Joanna Stern of the Wall Street Journal took a day with Neo, one of the first humanoid home robots built by 1X, and what she found should make every homeowner sit up and pay attention. The machine can shuffle to a dishwasher, wipe a counter, and fold a sweater, but those headline tricks come wrapped in awkward clumsiness and a heavy dose of human puppeteering. This isn’t some polished, independent Rosie; it’s a prototype that still needs people behind the curtain to make it look useful.

If you think this is cheap convenience, think again: 1X is asking $20,000 to pre-order Neo or $499 a month on a rental plan, with deliveries pushed to 2026 — a serious outlay for something that’s not autonomous yet. For that price you’re not buying a finished product so much as an invitation to be a lab rat in someone else’s data experiment. Early adopters coughing up five figures should demand far more than glossy marketing and futuristic demos.
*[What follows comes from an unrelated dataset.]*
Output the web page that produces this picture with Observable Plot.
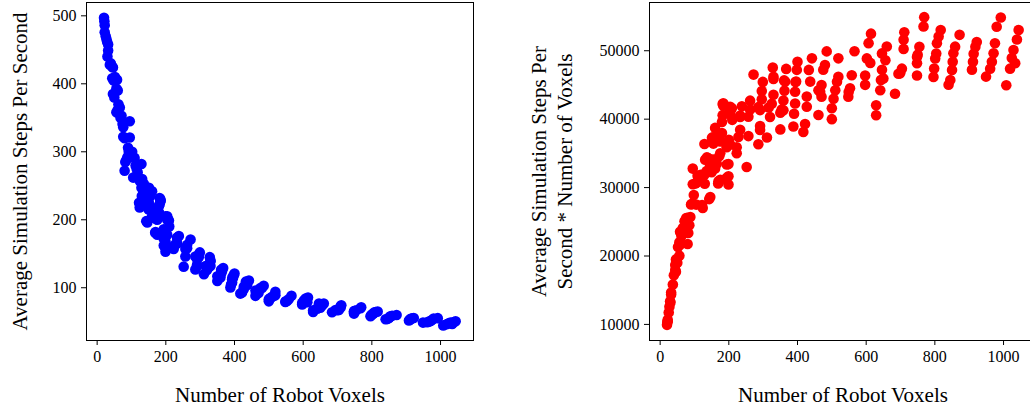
<!DOCTYPE html>
<html>
<head>
<meta charset="utf-8">
<script src="https://cdn.jsdelivr.net/npm/d3@7"></script>
<script src="https://cdn.jsdelivr.net/npm/@observablehq/plot@0.6"></script>
<style>
  html, body { margin: 0; padding: 0; background: #fff; overflow: hidden; }
  #wrap { position: relative; width: 1030px; height: 409px; overflow: hidden; background: #fff; }
  #left { position: absolute; left: 0; top: 0; width: 480px; height: 409px; }
  #right { position: absolute; left: 520px; top: 0; width: 516px; height: 409px; }
  #wrap svg { max-width: none !important; overflow: visible; }
  #wrap svg, #wrap svg text { font-family: "Liberation Serif", "Times New Roman", serif !important; }
</style>
</head>
<body>
<div id="wrap"><div id="left"></div><div id="right"></div></div>
<script>
// Number of robot voxels for each measured robot
const voxels = [
  20, 21, 22, 22, 25, 27, 29, 32, 32, 30, 37, 40, 44, 46, 44, 48, 52, 58, 56, 60,
  46, 50, 62, 66, 56, 60, 71, 68, 76, 74, 76, 80, 95, 95, 90, 85, 88, 80, 82, 92,
  98, 102, 105, 109, 105, 112, 115, 118, 124, 129, 129, 124, 122, 130, 135, 140, 153, 148, 145, 143,
  150, 155, 160, 172, 175, 180, 182, 182, 185, 169, 175, 194, 200, 199, 194, 204, 206, 210, 160, 184,
  165, 131, 150, 155, 155, 170, 175, 180, 184, 146, 136, 151, 175, 194, 194,
  199, 199, 204, 199, 209, 223, 223, 228, 233, 233, 238, 204, 233,
  252, 257, 257, 262, 262, 272, 286, 291, 291, 291, 296, 296, 299, 286,
  311, 316, 320, 325, 330, 330, 328, 330,
  350, 350, 359, 359, 362, 364, 367, 354, 361,
  388, 390, 393, 393, 396, 398, 400, 394,
  417, 422, 427, 427, 433, 437, 442,
  461, 461, 470, 470, 475, 480, 485, 466,
  500, 500, 505, 510, 515, 519, 519,
  548, 553, 558, 566, 549,
  597, 597, 602, 607, 614, 612,
  629, 629, 641, 643, 646, 646, 656, 660, 650,
  684, 694, 699, 704, 709, 709, 711,
  748, 748, 750, 755, 767, 769, 748,
  796, 798, 801, 804, 806, 811, 817,
  840, 845, 850, 852, 854, 859, 872,
  908, 911, 913, 918, 922,
  949, 961, 966, 971, 975, 980, 992,
  1008, 1019, 1024, 1029, 1034, 1039, 1044
];
// Average simulation steps per second for each robot
const stepsPerSecond = [
  497, 492, 486, 476, 470, 466, 462, 458, 449, 440, 428, 430, 425, 424, 408, 405, 410, 406, 393, 390,
  385, 380, 370, 365, 358, 362, 353, 350, 336, 341, 322, 320, 345, 321, 306, 288, 292, 272, 285, 300,
  295, 300, 292, 291, 262, 280, 275, 270, 257, 282, 247, 218, 225, 235, 240, 245, 242, 223, 230, 198,
  215, 220, 205, 201, 210, 220, 232, 223, 228, 181, 178, 186, 185, 159, 162, 200, 201, 190, 242, 230,
  203, 260, 227, 235, 241, 182, 200, 211, 228, 196, 253, 247, 216, 185, 172,
  153, 168, 178, 205, 199, 157, 161, 164, 165, 173, 176, 205, 174,
  131, 146, 157, 158, 163, 171, 127, 132, 134, 142, 145, 149, 152, 146,
  120, 132, 126, 130, 132, 140, 145, 139,
  110, 117, 115, 119, 122, 125, 129, 117, 126.5,
  100.3, 104.6, 107.6, 112, 114.9, 118.6, 121, 115.3,
  91.4, 93.1, 97.9, 101.4, 109, 104.1, 110.6,
  88.1, 95.9, 92.1, 95.7, 99.4, 99.8, 102.9, 94.4,
  80, 83.2, 85.1, 86.7, 88.3, 94.2, 89,
  79, 80.5, 83.2, 88.2, 80.1,
  75.4, 77.7, 81.2, 84.2, 85.5, 78.8,
  66.8, 64.5, 69, 71.1, 73.1, 76.8, 74.1, 76.7, 70.7,
  63.9, 67.2, 66.8, 67.3, 70.9, 72.8, 74.1,
  62, 64.4, 65.9, 67, 69.8, 71.4, 65.6,
  58, 59.4, 61, 61.7, 63.4, 64.2, 64.9,
  53.6, 54.1, 55.5, 56.8, 58.1, 58.9, 60,
  52, 53.1, 54.3, 55.1, 55.6,
  48.7, 49.3, 50.1, 51.1, 52.4, 54.6, 55.3,
  44.6, 46.5, 47.8, 48.7, 46.6, 49.7, 50.8
];
const xTicks = [0, 200, 400, 600, 800, 1000];
const leftYTicks = [100, 200, 300, 400, 500];
const rightYTicks = [10000, 20000, 30000, 40000, 50000];
const xLabel = "Number of Robot Voxels";
const leftYLabel = "Average Simulation Steps Per Second";
const rightYLabel = "Average Simulation Steps Per\nSecond * Number of Voxels";

const data = voxels.map((v, i) => ({voxels: v, sps: stepsPerSecond[i]}));

const font = "'Liberation Serif', 'Times New Roman', serif";
const styleStr = `font-family: ${font}; font-size: 16px; color: #000; background: #fff; overflow: visible;`;

const left = Plot.plot({
  width: 480, height: 409,
  marginLeft: 86, marginRight: 7, marginTop: 2, marginBottom: 69,
  style: styleStr,
  x: {domain: [-31, 1096], ticks: xTicks, tickSize: 5, tickPadding: 5, label: null, tickFormat: d => String(d)},
  y: {domain: [22.4, 519.6], ticks: leftYTicks, tickSize: 5, tickPadding: 5, label: null, tickFormat: d => String(d)},
  marks: [
    Plot.dot(data, {x: "voxels", y: "sps", r: 5.3, fill: "#0000ff", stroke: "none"}),
    Plot.frame({stroke: "#000", strokeWidth: 1}),
    Plot.text([xLabel], {text: d => d, frameAnchor: "bottom", dy: 61, lineAnchor: "bottom", textAnchor: "middle", fontSize: 21, fontFamily: font}),
    Plot.text([leftYLabel], {text: d => d, frameAnchor: "left", dx: -60, rotate: -90, lineAnchor: "bottom", textAnchor: "middle", fontSize: 21, fontFamily: font})
  ]
});
document.getElementById("left").appendChild(left);

const right = Plot.plot({
  width: 516, height: 409,
  marginLeft: 129, marginRight: 0, marginTop: 2, marginBottom: 69,
  style: styleStr,
  x: {domain: [-31, 1096], ticks: xTicks, tickSize: 5, tickPadding: 5, label: null, tickFormat: d => String(d)},
  y: {domain: [7650, 57050], ticks: rightYTicks, tickSize: 5, tickPadding: 5, label: null, tickFormat: d => String(d)},
  marks: [
    Plot.dot(data, {x: "voxels", y: d => d.voxels * d.sps, r: 5.3, fill: "#ff0000", stroke: "none"}),
    Plot.frame({stroke: "#000", strokeWidth: 1}),
    Plot.text([xLabel], {text: d => d, frameAnchor: "bottom", dy: 61, lineAnchor: "bottom", textAnchor: "middle", fontSize: 21, fontFamily: font}),
    Plot.text([rightYLabel], {text: d => d, frameAnchor: "left", dx: -78, rotate: -90, lineAnchor: "bottom", textAnchor: "middle", fontSize: 21, lineHeight: 1.2, fontFamily: font})
  ]
});
document.getElementById("right").appendChild(right);
</script>
</body>
</html>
Here’s the part the Silicon Valley spin won’t lead with: Neo often operates under teleoperation, meaning a human employee can, in practice, peer through the robot’s camera eyes into your living room to guide its hands. The company says there are guardrails, but the core model for improvement is watching real people live in real homes — footage that will be harvested to teach these machines how we live. That trade-off between convenience and a new form of in-home surveillance is not a theoretical privacy debate; it’s happening now.
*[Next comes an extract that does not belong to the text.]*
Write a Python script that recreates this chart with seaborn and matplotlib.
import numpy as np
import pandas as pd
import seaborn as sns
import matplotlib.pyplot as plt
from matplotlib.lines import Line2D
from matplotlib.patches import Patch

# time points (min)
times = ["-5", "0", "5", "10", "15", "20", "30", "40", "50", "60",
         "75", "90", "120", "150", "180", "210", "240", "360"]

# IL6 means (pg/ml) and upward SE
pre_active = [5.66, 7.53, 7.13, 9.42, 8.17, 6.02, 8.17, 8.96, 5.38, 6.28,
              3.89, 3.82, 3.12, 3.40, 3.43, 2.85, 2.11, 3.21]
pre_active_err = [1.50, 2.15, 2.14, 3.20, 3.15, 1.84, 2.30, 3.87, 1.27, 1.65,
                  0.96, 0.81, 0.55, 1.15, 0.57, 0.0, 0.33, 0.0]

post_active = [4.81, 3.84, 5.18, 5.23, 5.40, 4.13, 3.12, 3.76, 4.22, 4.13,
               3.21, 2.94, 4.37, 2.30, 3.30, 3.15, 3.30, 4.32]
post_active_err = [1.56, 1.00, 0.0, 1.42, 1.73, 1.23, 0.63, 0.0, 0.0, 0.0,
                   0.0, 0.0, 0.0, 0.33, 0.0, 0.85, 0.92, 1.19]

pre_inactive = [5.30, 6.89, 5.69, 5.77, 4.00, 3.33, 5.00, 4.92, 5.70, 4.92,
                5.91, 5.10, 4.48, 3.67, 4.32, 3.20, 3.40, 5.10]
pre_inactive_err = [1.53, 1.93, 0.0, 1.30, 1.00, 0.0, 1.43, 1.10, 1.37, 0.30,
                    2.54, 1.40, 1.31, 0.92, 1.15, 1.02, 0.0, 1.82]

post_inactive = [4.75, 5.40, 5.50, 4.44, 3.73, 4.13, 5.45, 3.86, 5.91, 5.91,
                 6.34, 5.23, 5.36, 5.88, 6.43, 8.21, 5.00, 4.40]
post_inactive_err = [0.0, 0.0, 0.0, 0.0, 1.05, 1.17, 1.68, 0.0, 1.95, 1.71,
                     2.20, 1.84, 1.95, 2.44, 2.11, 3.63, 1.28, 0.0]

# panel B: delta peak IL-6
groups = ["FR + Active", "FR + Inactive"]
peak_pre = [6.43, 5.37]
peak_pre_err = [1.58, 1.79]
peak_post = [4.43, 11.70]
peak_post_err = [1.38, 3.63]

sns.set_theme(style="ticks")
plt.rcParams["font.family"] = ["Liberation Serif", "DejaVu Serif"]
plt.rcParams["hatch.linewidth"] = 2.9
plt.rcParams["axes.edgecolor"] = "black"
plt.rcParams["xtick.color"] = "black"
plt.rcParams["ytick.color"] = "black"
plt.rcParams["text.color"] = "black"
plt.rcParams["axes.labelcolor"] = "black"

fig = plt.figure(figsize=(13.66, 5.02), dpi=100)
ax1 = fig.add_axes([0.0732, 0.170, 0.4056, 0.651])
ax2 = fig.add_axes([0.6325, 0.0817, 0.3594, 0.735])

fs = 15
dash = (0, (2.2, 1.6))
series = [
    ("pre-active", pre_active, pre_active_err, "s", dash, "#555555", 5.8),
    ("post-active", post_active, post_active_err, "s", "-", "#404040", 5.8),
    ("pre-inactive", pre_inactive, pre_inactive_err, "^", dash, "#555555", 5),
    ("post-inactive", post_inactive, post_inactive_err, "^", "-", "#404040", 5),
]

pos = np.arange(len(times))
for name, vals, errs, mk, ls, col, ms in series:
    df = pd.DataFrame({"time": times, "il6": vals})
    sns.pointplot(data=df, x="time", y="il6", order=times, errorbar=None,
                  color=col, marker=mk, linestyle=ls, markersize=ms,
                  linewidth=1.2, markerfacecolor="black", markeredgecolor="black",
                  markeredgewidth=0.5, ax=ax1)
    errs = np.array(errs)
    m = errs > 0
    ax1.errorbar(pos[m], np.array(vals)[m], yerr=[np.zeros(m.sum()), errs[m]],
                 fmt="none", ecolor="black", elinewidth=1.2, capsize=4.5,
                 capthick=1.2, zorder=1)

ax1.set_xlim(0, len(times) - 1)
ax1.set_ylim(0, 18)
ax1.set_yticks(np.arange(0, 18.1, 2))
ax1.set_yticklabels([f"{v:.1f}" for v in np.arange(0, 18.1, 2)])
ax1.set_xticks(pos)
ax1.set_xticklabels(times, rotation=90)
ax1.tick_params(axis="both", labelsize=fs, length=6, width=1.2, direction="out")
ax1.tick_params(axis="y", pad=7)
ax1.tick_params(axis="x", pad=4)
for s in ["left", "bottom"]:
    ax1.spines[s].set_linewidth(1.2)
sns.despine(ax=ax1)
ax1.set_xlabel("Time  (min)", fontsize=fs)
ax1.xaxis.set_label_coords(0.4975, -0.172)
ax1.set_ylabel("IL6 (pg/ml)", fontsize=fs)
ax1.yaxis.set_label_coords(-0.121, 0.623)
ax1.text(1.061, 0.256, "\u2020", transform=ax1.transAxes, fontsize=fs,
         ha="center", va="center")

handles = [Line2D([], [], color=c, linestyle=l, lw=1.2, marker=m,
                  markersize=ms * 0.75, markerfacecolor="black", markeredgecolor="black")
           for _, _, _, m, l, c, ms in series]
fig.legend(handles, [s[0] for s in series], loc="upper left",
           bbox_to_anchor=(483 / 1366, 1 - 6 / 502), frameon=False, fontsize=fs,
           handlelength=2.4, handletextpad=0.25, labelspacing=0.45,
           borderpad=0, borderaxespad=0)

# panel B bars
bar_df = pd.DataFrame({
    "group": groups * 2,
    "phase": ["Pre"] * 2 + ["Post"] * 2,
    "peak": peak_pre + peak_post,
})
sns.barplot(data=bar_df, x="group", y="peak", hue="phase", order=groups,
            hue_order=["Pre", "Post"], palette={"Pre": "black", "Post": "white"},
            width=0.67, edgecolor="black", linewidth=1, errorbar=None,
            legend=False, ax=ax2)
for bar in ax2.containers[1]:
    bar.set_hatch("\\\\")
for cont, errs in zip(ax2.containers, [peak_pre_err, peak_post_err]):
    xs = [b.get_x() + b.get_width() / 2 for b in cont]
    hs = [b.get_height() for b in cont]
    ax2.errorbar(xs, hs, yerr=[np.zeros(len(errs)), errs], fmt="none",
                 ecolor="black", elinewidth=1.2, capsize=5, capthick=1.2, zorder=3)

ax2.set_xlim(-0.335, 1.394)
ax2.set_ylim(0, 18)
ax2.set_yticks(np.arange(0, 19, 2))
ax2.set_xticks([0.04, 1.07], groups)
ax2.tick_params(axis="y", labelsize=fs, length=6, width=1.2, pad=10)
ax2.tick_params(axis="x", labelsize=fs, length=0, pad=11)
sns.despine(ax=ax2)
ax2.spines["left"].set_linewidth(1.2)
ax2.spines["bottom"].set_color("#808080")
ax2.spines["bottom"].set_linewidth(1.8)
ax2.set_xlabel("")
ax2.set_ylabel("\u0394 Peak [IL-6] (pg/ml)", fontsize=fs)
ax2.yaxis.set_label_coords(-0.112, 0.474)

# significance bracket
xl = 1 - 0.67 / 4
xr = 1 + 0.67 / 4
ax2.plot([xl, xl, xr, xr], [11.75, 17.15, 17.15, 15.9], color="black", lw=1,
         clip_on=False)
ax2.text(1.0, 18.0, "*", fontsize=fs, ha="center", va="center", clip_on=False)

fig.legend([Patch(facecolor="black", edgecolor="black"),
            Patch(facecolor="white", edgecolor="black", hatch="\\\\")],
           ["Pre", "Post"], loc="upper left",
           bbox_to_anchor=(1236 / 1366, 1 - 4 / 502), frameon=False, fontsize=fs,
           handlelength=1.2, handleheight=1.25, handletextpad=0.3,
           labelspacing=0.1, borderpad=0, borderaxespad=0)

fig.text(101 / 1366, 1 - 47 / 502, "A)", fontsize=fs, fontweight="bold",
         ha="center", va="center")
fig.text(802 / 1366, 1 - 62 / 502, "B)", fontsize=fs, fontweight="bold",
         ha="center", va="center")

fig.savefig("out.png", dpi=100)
1X’s CEO is blunt about the bargain: if the company doesn’t get data from your home, its product won’t get better. That admission should light a thousand alarm bells for anyone who cares about private property and family privacy. We’ve all seen how “data for improvement” becomes a permanent data pipeline to Big Tech, and handing over video of your kitchen and bedroom to a start-up hardly seems like a conservative proposition.

Conservatives should be the first to demand limits on this kind of creep. The home is the last private refuge our culture still has, and we shouldn’t accept technology that treats it like a training ground for machines without ironclad protections. That means clear, enforceable rules about what’s recorded, how long it’s kept, who can view it, and what happens if the company changes hands or is compelled by government request. No amount of convenience justifies outsourcing the sanctity of the household.
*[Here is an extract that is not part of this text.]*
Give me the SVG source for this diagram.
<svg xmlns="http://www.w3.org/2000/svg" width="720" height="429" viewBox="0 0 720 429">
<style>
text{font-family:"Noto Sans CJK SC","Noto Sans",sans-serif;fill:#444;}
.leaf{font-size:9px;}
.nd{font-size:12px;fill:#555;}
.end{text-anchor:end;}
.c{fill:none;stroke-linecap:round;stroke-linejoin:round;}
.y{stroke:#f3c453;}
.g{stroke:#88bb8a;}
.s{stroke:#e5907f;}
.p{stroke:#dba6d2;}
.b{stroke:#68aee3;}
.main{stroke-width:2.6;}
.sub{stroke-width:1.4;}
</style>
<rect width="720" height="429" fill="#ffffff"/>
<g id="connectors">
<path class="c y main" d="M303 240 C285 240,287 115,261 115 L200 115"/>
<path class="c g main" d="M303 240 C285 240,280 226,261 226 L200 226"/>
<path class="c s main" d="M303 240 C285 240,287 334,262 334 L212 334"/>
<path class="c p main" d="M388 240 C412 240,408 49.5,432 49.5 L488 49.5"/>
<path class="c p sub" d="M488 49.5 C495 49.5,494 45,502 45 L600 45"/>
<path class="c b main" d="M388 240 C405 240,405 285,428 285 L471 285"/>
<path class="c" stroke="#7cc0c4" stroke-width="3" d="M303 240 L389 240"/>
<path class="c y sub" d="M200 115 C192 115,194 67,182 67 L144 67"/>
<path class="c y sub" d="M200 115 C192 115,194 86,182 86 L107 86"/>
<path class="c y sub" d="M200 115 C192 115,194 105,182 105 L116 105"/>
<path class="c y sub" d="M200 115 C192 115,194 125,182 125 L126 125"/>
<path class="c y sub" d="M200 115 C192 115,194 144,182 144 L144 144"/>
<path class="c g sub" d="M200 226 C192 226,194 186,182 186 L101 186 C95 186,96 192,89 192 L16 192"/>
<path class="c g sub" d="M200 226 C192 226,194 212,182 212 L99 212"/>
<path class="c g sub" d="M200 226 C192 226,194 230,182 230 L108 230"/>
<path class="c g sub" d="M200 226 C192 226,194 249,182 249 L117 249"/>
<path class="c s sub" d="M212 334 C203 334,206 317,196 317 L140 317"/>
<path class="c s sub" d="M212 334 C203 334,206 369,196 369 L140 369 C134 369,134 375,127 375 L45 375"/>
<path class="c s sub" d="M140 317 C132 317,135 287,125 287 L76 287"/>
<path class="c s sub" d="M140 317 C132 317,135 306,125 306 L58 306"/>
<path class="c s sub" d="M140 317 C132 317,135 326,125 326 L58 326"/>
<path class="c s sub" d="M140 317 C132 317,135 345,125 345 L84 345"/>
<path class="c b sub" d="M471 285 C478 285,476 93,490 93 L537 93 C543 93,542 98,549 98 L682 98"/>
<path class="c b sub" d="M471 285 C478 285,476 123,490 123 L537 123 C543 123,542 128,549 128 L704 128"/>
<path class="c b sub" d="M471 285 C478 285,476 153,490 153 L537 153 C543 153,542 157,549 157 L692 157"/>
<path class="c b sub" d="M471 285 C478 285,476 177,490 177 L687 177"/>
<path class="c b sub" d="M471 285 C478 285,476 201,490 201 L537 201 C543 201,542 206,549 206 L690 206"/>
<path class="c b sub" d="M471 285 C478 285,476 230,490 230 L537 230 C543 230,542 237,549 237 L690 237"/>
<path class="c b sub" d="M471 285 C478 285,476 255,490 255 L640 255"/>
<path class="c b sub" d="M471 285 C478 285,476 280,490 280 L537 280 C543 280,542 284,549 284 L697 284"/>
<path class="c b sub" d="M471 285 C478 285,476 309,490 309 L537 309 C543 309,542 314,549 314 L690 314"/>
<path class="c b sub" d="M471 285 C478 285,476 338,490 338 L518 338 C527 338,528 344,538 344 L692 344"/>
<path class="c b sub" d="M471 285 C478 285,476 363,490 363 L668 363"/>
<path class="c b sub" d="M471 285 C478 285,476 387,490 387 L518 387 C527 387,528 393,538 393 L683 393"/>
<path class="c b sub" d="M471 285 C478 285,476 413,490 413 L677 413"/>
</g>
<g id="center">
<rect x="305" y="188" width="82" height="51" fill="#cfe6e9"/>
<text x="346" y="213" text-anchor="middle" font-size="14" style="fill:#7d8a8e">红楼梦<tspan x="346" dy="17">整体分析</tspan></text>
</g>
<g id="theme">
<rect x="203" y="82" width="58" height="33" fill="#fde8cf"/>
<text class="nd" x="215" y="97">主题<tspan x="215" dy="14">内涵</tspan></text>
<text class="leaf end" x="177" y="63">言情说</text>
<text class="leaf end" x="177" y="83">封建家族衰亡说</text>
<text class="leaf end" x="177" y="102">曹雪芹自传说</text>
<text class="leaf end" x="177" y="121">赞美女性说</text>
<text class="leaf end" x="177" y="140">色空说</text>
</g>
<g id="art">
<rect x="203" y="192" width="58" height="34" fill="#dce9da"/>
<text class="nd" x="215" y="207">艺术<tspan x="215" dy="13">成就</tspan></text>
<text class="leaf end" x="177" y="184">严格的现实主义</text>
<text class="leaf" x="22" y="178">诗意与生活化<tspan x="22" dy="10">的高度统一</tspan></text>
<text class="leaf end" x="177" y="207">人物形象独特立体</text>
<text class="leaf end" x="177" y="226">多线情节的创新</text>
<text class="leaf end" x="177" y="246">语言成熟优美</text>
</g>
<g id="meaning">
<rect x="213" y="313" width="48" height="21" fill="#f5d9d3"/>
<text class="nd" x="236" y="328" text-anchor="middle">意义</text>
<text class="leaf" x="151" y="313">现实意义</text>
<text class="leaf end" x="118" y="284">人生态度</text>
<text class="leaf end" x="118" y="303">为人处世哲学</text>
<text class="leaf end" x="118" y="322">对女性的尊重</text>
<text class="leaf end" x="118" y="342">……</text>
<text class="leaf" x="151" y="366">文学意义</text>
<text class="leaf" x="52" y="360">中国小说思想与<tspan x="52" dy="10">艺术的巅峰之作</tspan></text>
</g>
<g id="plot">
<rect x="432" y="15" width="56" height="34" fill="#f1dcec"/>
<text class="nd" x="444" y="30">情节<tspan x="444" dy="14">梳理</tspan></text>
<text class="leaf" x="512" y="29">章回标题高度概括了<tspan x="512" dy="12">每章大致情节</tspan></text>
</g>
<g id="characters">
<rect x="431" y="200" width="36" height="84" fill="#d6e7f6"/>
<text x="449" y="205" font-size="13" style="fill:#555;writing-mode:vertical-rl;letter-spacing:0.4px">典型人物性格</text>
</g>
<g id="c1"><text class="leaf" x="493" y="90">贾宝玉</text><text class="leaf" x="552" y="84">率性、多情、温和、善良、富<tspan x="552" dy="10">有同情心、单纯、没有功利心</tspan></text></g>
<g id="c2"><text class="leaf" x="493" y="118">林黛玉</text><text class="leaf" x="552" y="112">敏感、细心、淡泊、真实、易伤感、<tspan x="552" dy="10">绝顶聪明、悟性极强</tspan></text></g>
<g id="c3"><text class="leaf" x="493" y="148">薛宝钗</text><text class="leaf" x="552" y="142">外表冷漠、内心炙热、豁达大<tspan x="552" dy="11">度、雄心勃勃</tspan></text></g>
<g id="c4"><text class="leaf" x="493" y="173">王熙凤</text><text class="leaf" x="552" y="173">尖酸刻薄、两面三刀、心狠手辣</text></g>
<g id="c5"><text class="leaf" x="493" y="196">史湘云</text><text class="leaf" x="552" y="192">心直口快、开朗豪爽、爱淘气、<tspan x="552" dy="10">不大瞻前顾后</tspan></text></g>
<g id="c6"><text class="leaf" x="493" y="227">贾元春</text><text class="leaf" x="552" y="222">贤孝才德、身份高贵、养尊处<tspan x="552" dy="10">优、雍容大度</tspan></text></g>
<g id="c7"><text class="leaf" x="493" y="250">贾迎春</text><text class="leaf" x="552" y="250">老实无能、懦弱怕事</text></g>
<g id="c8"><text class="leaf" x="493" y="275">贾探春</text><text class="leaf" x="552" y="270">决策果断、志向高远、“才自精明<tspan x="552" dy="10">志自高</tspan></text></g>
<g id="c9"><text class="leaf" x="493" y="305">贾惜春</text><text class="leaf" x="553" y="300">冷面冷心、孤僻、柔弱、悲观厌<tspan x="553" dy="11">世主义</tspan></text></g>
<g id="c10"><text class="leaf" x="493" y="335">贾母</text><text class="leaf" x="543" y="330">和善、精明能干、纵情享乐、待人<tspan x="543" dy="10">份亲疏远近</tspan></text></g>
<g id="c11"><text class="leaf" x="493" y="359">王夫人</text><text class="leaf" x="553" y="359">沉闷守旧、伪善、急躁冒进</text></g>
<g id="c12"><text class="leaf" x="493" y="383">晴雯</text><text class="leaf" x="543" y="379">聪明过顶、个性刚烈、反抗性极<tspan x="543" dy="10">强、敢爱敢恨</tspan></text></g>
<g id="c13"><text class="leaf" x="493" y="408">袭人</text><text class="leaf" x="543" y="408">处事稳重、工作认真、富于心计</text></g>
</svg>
Make no mistake: Neo right now is more stunt than servant. Stern watched the robot nearly topple while closing a dishwasher and only succeed at tasks through a human operator in VR — hardly the autonomous domestic helper the hype promises. Shelling out $20,000 for a glorified telepresence device is a poor bargain for hardworking families who count every dollar and value their privacy.

This is a moment to be proud, skeptical citizens, not giddy tech worshipers. Demand transparency, demand audits, and demand that companies prove safety and privacy before they put cameras and mechanical arms in our homes. If we don’t push back now, we’ll wake up one day living in a world where convenience cost us the one place we used to be free.